Effects of Internal Relaxation of Biaxial Strain on Structural and Electronic Properties of In0.5Al0.5N Thin Film

Abstract

Ternary wurtzite In0.5Al0.5N films and coatings are promising candidates for microelectronic or optoelectronic devices due to their excellent physical and chemical properties. However, as a universal and non-negligible phenomenon, in-plane strain and its effects on the structure and properties of In0.5Al0.5N still need systematic research. In particular, the deformation mechanism of In0.5Al0.5N under biaxial strain is not clearly understood currently. To reveal the role of the internal relaxation effect in lattice deformation, the lattice variation, thermal stability, and the electronic properties of ternary wurtzite compound In0.5Al0.5N under different biaxial strains are systematically investigated, using first-principles calculations based on density functional theory.
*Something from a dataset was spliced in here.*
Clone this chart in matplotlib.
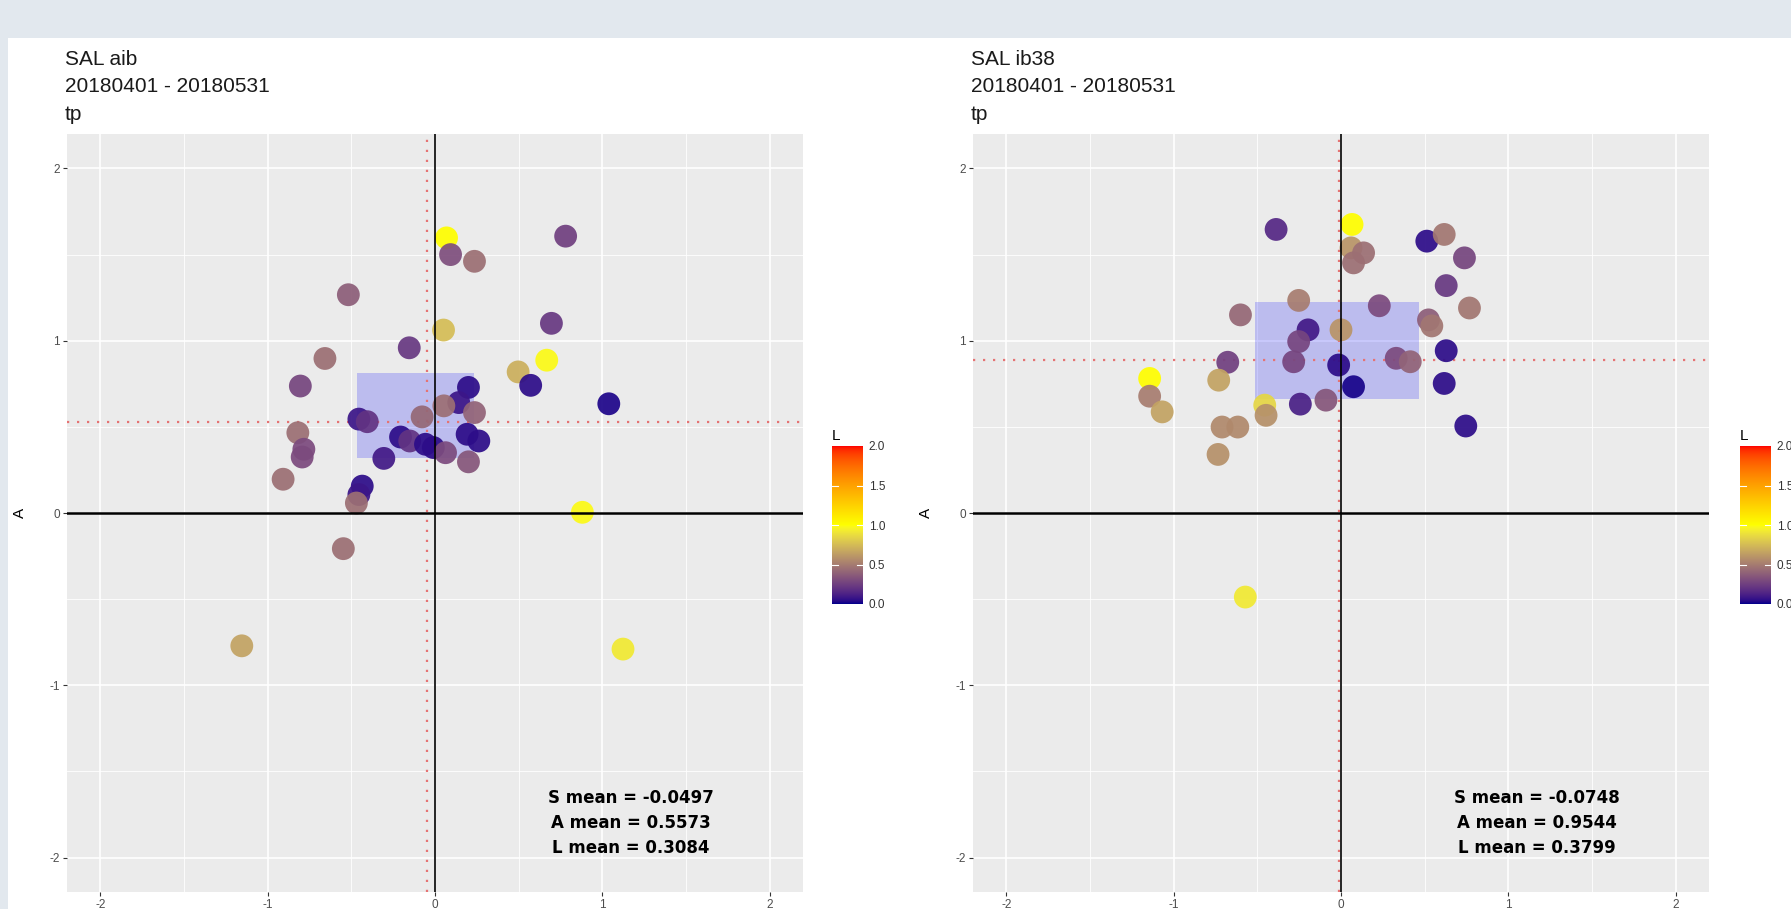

The results indicate that, compared with the classic elastic deformation mechanism with constrained atomic coordinates, atom relaxation results in a much smaller Poisson ratio. Moreover, the plastic relaxation In0.5Al0.5N phase, generated by free atom relaxation, exhibits higher thermal stability than the elastic relaxation phase, so it is the most likely phase in reality when biaxial strain is imposed. Meanwhile, the biaxial strain has a remarkable influence on the electronic structure of In0.5Al0.5N films, where a non-linear variety of energy band gaps can be seen between the valance band and conduction band.